Interrupt 0d is the general protection exception and is generated by any protection violation that does not generate some other exception. See the above question for a more complete description of the problem. Common causes of this problem are network boards and certain hard disk controllers.

Interrupts can be either software generated, or hardware generated. Assuming this is a hardware generated interrupt, it's set when the processor receives an IRQ (Interrupt ReQuest). In this case, the processor recieved an IRQ for int 15. From the article, we get that IRQ 15 is our old friend, General Protection. Here, General Protection is (most likely) protecting us from bad hardware. If you trace through your code, or set AfxMessageBox() calls in your code in key places, you should be able to trace where the fault occurs. (AfxMessageBox() does block the thread until you hit OK, BTW.) At this point you should have figured out where the fault gets flagged, and from here you diagnose exactly which hardware is bad.

If you haven't figured out the problem this way, generate checksums of the file, both on the faulty hardware, and the good hardware, to see if it wasn't changed due to a faulty HDD. If the checksums look OK, then test your memory. If that tests OK, then you may be looking at a faulty CPU. Check to see how hot the CPU gets, that may be what's generating the error.

Or it may be something else entirely. Debugging flakey hardware in software is often quite tricky. I've thrown out MoBos before after diagnosing that something on the MoBo was broken, but never knowing exactly what it was. And I'll do it again. Oftentimes, diagnosing hardware isn't worth the headache.
Re:Int 0D by Tony-A · 2002-08-28 17:51 · Score: 2

From 80386 Programmer's Reference Manual.
General Protection Exception
All protection violations that do not cause another exception cause a general protection exception. This includes (but is not limited to):
1. Exceeding segment limit when using CS, DS, ES, FS, or GS
2. Exceeding segment limit when referencing a descriptior table
3. Transferring control to a segment that is not executable
4. Writing into a read-only data segment or into a code segment
5. Reading from an execute-only segment
6. Loading the SS register with a read-only descriptor
7. Loading SS, DS, ES, FS, or GS with the descriptor of a system segment
8. Loading DS, ES, FS, or GS with the descriptor of an executable segment that is not also readable
9. Loading SS with the descriptor of an executable segment
10. Accessing memory via DS, ES, FS, or GS when the segment register contains a null selector
11. Switching to a busy task
12. Violating privilege rules
13. Loading CR0 with PG=1 and PE=0
14. Interrupt or exception via trap or interrupt gate from V86 mode to privilege level other than zero.
15. Exceeding the instruction length limit of 15 bytes (this can occur only if redundant prefex are placed before an instruction)

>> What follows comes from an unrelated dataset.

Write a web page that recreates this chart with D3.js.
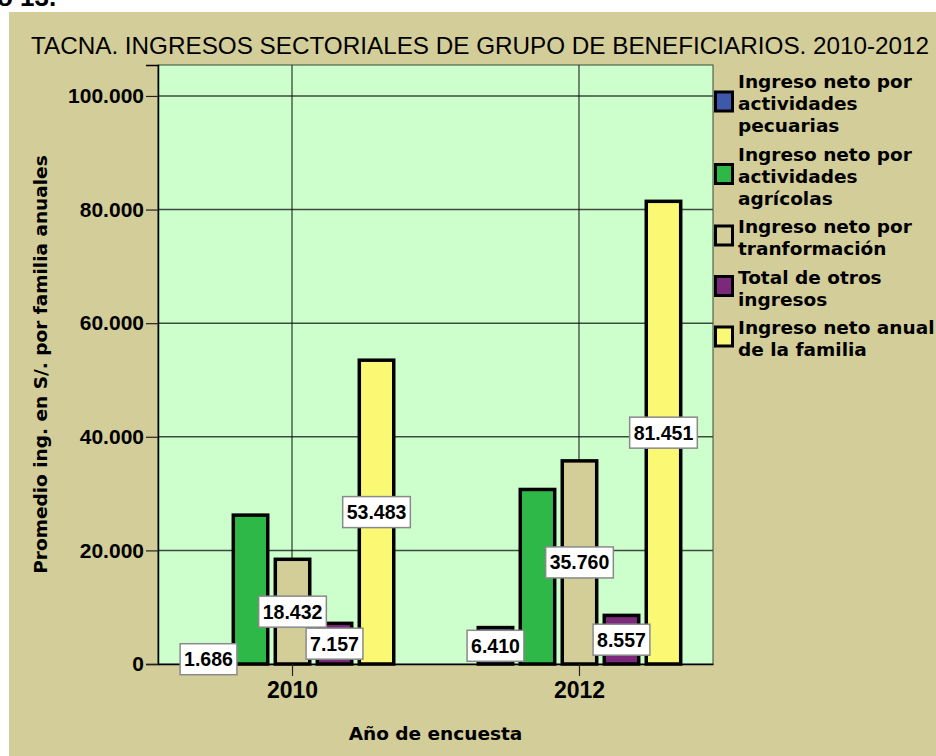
<!DOCTYPE html>
<html>
<head>
<meta charset="utf-8">
<script src="https://cdn.jsdelivr.net/npm/d3@7"></script>
<style>
  body { margin: 0; background: #fff; }
  svg { display: block; }
</style>
</head>
<body>
<script>
// Data
var years = ["2010", "2012"];
var series = [
  "Ingreso neto por actividades pecuarias",
  "Ingreso neto por actividades agrícolas",
  "Ingreso neto por tranformación",
  "Total de otros ingresos",
  "Ingreso neto anual de la familia"
];
var pecuarias = [1686, 6410];
var agricolas = [26208, 30724];
var transformacion = [18432, 35760];
var otros = [7157, 8557];
var anual = [53483, 81451];
var yTicks = [0, 20000, 40000, 60000, 80000, 100000];

// legend lines as wrapped in the picture
var legendLines = [
  ["Ingreso neto por", "actividades", "pecuarias"],
  ["Ingreso neto por", "actividades", "agrícolas"],
  ["Ingreso neto por", "tranformación"],
  ["Total de otros", "ingresos"],
  ["Ingreso neto anual", "de la familia"]
];
var colors = ["#3e58ac", "#2eb848", "#d3ce97", "#7c287d", "#fbf873"];
var labelled = [true, false, true, true, true];

var values = [pecuarias, agricolas, transformacion, otros, anual];
var bars = [];
years.forEach(function(yr, i) {
  series.forEach(function(s, j) {
    bars.push({ year: yr, series: s, idx: j, value: values[j][i] });
  });
});

var svgWidth = 936, svgHeight = 756;
var plot = { left: 158, right: 713, top: 65, bottom: 664 };

var es = d3.formatLocale({ decimal: ",", thousands: ".", grouping: [3], currency: ["", ""] });
var fmt = es.format(",d");

var svg = d3.select("body").append("svg")
  .attr("width", svgWidth)
  .attr("height", svgHeight);

// caption above the chart, cropped in the original
svg.append("text")
  .attr("x", -3).attr("y", 6)
  .attr("font-family", "Liberation Sans, Arial, sans-serif")
  .attr("font-weight", "bold")
  .attr("font-size", 26)
  .text("o 13.");

// outer panel
svg.append("rect")
  .attr("x", 9).attr("y", 12)
  .attr("width", svgWidth - 9).attr("height", svgHeight - 12)
  .attr("fill", "#d3cd99");

svg.append("text")
  .attr("x", 31).attr("y", 54)
  .attr("font-family", "Liberation Sans, Arial, sans-serif")
  .attr("font-size", 24)
  .attr("textLength", 898)
  .attr("lengthAdjust", "spacingAndGlyphs")
  .text("TACNA. INGRESOS SECTORIALES DE GRUPO DE BENEFICIARIOS. 2010-2012");

// scales
var y = d3.scaleLinear().domain([0, 105450]).range([plot.bottom, plot.top]);
var x0 = d3.scalePoint().domain(years).range([plot.left, plot.right]).padding(0.467);
var x1 = d3.scaleBand().domain(series).range([-105, 105]).paddingInner(0.18).paddingOuter(0.09);

// plot background
svg.append("rect")
  .attr("x", plot.left).attr("y", plot.top)
  .attr("width", plot.right - plot.left).attr("height", plot.bottom - plot.top)
  .attr("fill", "#ccffcc")
  .attr("stroke", "#3a4a3a").attr("stroke-width", 1);

// gridlines
svg.append("g").selectAll("line")
  .data(yTicks.slice(1))
  .enter().append("line")
  .attr("x1", plot.left).attr("x2", plot.right)
  .attr("y1", d => y(d)).attr("y2", d => y(d))
  .attr("stroke", "#3d4a40").attr("stroke-width", 1.5);

svg.append("g").selectAll("line")
  .data(years)
  .enter().append("line")
  .attr("x1", d => x0(d)).attr("x2", d => x0(d))
  .attr("y1", plot.top).attr("y2", plot.bottom)
  .attr("stroke", "#111").attr("stroke-width", 1);

// bars
svg.append("g").selectAll("rect")
  .data(bars)
  .enter().append("rect")
  .attr("x", d => x0(d.year) + 0.5 + x1(d.series))
  .attr("y", d => y(d.value))
  .attr("width", x1.bandwidth())
  .attr("height", d => y(0) - y(d.value))
  .attr("fill", d => colors[d.idx])
  .attr("stroke", "#000")
  .attr("stroke-width", 3.5);

// axes
var leftAxis = d3.axisLeft(y).tickValues(yTicks).tickFormat(fmt).tickSize(12).tickPadding(2);
var gy = svg.append("g")
  .attr("transform", `translate(${plot.left}, 0)`)
  .call(leftAxis);
gy.select(".domain").attr("stroke", "#000").attr("stroke-width", 1.5);
gy.selectAll(".tick line").attr("stroke", "#222").attr("stroke-width", 1.2);
gy.selectAll(".tick text")
  .attr("font-family", "Liberation Sans, Arial, sans-serif")
  .attr("font-weight", "bold")
  .attr("font-size", 21)
  .attr("fill", "#000");

var bottomAxis = d3.axisBottom(x0).tickSize(12).tickPadding(6).tickSizeOuter(0);
var gx = svg.append("g")
  .attr("transform", `translate(0, ${plot.bottom})`)
  .call(bottomAxis);
gx.select(".domain").attr("stroke", "#000").attr("stroke-width", 1.5);
gx.selectAll(".tick line").attr("stroke", "#222").attr("stroke-width", 1.2);
gx.selectAll(".tick text")
  .attr("font-family", "Liberation Sans, Arial, sans-serif")
  .attr("font-weight", "bold")
  .attr("font-size", 23)
  .attr("fill", "#000");

// value labels
var labels = svg.append("g").selectAll("g")
  .data(bars.filter(d => labelled[d.idx]))
  .enter().append("g")
  .attr("transform", d => `translate(${x0(d.year) + 0.5 + x1(d.series) + x1.bandwidth() / 2}, ${(y(d.value) + y(0)) / 2})`);

labels.append("rect")
  .attr("fill", "#fff")
  .attr("stroke", "#8a8a8a")
  .attr("stroke-width", 1.5);

labels.append("text")
  .attr("text-anchor", "middle")
  .attr("y", 7)
  .attr("font-family", "Liberation Sans, Arial, sans-serif")
  .attr("font-weight", "bold")
  .attr("font-size", 19.5)
  .attr("fill", "#000")
  .text(d => fmt(d.value));

labels.each(function() {
  var g = d3.select(this);
  var w = g.select("text").node().getComputedTextLength() + 8;
  g.select("rect")
    .attr("x", -w / 2).attr("y", -15.5)
    .attr("width", w).attr("height", 31);
});

// axis titles
svg.append("text")
  .attr("transform", `translate(47, ${(plot.top + plot.bottom) / 2}) rotate(-90)`)
  .attr("text-anchor", "middle")
  .attr("font-family", "DejaVu Sans, Verdana, sans-serif")
  .attr("font-weight", "bold")
  .attr("font-size", 18.5)
  .text("Promedio ing. en S/. por familia anuales");

svg.append("text")
  .attr("x", (plot.left + plot.right) / 2)
  .attr("y", 740)
  .attr("text-anchor", "middle")
  .attr("font-family", "DejaVu Sans, Verdana, sans-serif")
  .attr("font-weight", "bold")
  .attr("font-size", 18.5)
  .text("Año de encuesta");

// legend
var legend = svg.append("g").attr("font-family", "DejaVu Sans, Verdana, sans-serif")
  .attr("font-weight", "bold").attr("font-size", 18.5);
var lineH = 22, base = 88;
legendLines.forEach(function(lines, i) {
  var last = base + (lines.length - 1) * lineH;
  var cy = (base - 13 + last) / 2 - 2;
  legend.append("rect")
    .attr("x", 715.5).attr("y", cy - 9.5)
    .attr("width", 17).attr("height", 19)
    .attr("fill", colors[i])
    .attr("stroke", "#000").attr("stroke-width", 3);
  lines.forEach(function(t, k) {
    legend.append("text")
      .attr("x", 738).attr("y", base + k * lineH)
      .text(t);
  });
  base = last + 28.5;
});
</script>
</body>
</html>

Basically, the machine code is trying to do something highly illegal. How it got there and why are a different matter.
Flaky memory is always a suspect.
Computed jumps based on leftover garbage (uninitialized variable) are another fun way to encounter the problem. Random code/data usually crashes eventually.
It is possible that it's just catching an attempted write to protected storage.

The Intel 386+ actually does have a very good hardware protection mechanism, which unless sombody managed a port of Multics, is effectively unused and subverted from protected segments to a nice flat space where anybody can do anything to everything.